━━ Supplied records

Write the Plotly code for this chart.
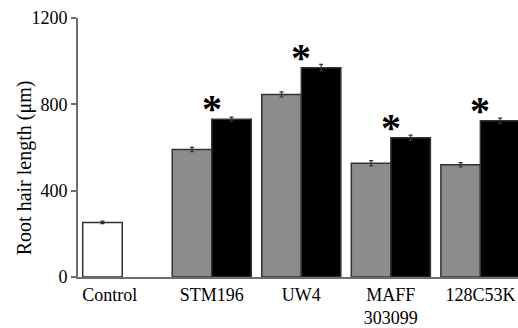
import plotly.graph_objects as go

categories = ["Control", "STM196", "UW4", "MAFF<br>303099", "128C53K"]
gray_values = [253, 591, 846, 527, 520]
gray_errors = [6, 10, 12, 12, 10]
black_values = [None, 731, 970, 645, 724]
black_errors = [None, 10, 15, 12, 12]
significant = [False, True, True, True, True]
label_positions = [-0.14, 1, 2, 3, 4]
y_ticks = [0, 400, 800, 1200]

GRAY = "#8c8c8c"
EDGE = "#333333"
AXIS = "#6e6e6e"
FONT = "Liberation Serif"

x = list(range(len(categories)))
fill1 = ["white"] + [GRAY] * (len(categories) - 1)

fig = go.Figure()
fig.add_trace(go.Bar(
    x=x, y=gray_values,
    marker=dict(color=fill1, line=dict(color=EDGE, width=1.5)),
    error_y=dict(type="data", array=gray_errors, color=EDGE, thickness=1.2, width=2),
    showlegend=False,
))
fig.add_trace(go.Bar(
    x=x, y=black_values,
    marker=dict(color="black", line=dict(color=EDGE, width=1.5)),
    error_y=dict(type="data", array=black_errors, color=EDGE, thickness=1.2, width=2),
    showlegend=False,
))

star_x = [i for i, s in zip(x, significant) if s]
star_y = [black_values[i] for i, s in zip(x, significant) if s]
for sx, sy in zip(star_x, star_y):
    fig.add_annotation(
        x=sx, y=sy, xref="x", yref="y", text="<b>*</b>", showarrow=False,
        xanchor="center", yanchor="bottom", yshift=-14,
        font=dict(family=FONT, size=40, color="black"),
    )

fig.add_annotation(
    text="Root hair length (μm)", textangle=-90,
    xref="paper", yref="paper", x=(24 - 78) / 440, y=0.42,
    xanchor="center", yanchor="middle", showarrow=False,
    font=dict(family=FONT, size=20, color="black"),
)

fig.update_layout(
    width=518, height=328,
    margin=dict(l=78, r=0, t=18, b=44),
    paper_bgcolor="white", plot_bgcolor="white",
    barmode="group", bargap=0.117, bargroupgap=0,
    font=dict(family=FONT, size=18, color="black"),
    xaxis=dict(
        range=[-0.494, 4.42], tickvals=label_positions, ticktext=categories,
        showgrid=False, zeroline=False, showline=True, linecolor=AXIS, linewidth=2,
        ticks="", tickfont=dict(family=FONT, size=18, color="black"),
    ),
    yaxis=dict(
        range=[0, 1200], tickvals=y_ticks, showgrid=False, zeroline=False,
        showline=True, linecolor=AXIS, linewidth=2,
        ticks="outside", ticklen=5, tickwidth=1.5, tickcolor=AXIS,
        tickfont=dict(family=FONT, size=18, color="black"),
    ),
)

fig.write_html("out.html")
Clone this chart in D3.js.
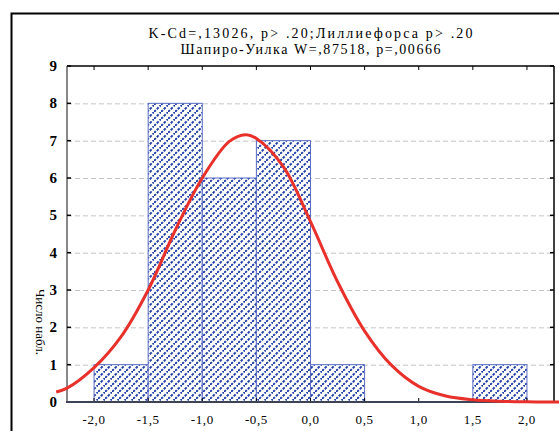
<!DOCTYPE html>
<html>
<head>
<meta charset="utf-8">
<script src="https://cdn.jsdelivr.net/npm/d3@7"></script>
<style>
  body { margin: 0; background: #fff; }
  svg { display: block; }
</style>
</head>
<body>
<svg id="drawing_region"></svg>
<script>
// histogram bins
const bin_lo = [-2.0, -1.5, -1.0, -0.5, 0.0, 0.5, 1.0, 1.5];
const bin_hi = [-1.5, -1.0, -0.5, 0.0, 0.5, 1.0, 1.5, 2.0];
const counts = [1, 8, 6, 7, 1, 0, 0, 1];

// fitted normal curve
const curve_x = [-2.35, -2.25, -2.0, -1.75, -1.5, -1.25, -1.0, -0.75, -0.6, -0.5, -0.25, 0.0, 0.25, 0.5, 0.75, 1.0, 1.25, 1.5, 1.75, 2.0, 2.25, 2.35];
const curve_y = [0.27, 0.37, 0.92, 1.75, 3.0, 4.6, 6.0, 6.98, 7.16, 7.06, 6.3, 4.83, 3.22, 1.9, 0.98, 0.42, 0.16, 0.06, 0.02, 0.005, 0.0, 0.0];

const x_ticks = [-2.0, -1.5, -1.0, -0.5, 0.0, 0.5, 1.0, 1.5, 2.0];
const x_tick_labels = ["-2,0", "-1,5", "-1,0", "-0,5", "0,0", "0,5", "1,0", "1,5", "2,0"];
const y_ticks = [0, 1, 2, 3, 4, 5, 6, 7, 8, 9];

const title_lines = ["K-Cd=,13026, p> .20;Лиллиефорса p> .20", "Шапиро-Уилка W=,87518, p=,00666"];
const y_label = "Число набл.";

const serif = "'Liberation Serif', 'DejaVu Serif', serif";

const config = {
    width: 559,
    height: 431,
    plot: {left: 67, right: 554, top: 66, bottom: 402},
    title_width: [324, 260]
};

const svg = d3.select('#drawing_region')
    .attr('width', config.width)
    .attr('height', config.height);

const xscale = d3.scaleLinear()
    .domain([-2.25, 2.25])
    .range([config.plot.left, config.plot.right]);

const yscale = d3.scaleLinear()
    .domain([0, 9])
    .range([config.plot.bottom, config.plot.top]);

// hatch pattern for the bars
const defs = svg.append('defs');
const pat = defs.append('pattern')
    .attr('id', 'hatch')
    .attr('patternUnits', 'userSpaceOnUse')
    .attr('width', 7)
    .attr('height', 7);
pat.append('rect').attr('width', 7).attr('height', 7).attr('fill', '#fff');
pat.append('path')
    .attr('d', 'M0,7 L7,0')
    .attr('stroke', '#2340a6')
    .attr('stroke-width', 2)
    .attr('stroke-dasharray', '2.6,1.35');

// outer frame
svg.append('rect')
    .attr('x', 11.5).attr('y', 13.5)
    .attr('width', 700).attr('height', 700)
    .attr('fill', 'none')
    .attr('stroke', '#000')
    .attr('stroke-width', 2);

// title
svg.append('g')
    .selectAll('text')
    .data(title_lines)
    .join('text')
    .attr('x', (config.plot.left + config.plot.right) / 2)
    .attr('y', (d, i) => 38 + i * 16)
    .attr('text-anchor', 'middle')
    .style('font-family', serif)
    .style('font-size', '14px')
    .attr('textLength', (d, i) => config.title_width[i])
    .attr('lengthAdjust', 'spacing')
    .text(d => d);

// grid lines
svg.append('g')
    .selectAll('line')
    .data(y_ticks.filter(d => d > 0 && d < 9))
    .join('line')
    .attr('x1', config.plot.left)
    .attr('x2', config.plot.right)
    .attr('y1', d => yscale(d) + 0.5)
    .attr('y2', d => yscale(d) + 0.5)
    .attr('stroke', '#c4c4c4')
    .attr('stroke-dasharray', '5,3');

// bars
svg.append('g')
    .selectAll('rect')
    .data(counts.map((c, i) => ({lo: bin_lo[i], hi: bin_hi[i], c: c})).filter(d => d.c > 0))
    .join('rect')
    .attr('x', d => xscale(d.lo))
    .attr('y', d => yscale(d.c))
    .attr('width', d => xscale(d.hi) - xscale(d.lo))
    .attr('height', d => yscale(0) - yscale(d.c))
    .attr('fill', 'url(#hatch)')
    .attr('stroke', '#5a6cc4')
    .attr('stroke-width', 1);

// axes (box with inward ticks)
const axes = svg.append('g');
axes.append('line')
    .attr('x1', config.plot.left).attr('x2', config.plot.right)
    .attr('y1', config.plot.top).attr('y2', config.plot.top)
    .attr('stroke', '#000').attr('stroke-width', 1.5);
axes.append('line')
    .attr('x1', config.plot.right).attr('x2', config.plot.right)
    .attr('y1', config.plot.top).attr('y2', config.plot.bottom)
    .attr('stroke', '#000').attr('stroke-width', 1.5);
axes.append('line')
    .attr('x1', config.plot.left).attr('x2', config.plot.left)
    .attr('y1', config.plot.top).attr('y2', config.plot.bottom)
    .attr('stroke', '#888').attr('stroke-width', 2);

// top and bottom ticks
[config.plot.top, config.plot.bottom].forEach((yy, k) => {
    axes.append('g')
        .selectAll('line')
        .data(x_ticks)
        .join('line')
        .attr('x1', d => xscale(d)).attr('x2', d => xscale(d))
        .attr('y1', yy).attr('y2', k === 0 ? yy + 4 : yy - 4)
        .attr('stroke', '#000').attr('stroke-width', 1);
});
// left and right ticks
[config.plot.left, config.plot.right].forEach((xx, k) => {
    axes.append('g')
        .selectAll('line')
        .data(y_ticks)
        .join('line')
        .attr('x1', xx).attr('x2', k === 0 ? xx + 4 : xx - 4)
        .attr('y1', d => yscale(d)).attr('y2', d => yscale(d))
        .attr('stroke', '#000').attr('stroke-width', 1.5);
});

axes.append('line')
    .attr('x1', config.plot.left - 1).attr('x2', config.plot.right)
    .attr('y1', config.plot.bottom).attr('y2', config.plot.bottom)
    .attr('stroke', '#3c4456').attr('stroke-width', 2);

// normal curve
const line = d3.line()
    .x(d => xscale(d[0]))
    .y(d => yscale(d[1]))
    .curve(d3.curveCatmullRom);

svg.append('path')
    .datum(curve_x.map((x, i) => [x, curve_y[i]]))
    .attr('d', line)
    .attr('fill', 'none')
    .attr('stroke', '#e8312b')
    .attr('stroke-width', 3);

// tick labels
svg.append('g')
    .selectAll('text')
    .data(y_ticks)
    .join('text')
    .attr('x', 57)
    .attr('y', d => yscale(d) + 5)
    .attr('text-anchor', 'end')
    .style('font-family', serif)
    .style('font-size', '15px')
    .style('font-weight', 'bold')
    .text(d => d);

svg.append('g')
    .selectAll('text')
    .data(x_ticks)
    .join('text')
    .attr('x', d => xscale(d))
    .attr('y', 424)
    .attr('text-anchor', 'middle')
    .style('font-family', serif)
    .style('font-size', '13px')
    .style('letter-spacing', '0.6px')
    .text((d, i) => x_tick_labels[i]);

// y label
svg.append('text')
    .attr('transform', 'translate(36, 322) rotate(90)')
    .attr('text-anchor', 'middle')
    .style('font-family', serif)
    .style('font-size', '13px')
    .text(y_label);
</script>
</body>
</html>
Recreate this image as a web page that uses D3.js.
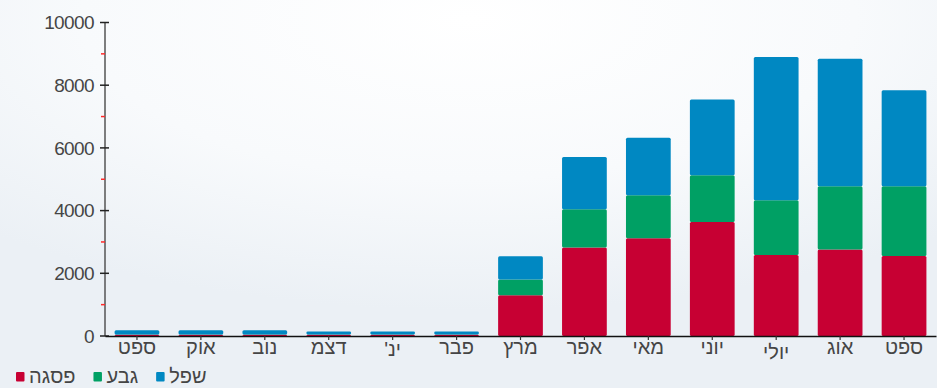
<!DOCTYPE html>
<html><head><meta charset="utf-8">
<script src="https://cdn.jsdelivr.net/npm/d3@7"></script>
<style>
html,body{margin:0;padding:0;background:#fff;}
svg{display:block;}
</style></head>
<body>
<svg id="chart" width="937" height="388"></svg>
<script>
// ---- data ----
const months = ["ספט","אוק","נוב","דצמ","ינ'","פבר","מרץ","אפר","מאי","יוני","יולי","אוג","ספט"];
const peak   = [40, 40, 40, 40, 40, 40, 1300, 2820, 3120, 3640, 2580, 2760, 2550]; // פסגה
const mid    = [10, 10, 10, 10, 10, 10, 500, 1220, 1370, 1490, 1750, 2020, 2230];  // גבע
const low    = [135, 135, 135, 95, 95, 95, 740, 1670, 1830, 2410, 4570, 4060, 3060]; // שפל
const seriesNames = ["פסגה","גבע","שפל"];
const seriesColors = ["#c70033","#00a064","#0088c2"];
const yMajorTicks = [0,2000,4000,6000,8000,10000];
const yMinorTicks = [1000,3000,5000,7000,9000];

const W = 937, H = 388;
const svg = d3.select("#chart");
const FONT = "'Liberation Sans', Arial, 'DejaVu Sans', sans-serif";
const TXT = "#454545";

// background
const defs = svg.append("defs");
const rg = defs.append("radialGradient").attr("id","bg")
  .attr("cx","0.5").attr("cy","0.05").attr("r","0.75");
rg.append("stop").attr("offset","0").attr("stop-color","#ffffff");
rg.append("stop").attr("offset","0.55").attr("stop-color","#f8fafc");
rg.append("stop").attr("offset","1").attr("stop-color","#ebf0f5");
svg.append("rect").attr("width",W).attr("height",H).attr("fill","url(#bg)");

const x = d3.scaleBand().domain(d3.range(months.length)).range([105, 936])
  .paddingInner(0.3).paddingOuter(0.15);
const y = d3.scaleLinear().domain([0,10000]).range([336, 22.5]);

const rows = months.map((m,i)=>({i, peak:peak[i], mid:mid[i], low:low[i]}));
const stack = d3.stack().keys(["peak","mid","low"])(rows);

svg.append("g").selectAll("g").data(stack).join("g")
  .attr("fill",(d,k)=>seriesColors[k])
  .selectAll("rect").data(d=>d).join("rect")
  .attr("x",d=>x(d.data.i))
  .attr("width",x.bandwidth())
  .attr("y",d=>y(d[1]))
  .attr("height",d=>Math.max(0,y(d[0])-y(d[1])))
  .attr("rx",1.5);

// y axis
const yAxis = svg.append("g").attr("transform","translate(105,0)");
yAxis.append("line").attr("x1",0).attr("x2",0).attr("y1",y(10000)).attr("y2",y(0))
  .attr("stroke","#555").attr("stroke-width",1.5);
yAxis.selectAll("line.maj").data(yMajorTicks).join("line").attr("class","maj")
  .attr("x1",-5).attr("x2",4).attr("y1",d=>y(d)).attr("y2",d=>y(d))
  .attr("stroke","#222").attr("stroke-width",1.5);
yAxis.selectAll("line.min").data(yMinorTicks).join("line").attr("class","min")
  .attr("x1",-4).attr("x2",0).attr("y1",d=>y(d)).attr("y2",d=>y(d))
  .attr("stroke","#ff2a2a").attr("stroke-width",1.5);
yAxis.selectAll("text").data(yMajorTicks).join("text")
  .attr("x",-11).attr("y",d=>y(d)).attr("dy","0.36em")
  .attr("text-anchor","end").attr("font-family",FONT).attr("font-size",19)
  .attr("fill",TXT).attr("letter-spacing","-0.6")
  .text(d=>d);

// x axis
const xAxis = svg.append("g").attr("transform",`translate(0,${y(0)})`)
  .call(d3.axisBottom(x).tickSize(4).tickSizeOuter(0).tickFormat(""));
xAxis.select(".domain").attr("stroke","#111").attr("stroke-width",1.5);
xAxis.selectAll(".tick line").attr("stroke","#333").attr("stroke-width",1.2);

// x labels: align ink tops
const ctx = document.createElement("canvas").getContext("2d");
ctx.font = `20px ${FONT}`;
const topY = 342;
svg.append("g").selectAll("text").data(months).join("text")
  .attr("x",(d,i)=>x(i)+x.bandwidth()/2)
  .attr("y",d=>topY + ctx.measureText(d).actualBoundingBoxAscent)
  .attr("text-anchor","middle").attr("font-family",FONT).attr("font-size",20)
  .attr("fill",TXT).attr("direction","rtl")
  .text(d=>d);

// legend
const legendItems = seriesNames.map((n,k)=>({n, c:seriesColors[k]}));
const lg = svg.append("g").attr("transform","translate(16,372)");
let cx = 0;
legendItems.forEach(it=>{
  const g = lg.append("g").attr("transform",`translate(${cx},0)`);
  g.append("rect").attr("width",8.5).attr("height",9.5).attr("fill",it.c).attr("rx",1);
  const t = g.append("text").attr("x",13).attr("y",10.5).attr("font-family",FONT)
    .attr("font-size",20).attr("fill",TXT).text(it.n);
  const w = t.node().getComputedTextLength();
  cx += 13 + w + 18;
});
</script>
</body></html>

━━━━

Repeat only the lines from the beginning of the material through the line containing "import plotly.graph_objects as go", both ends kept, leaving pictures out.

Write the Plotly code for this chart.
import plotly.graph_objects as go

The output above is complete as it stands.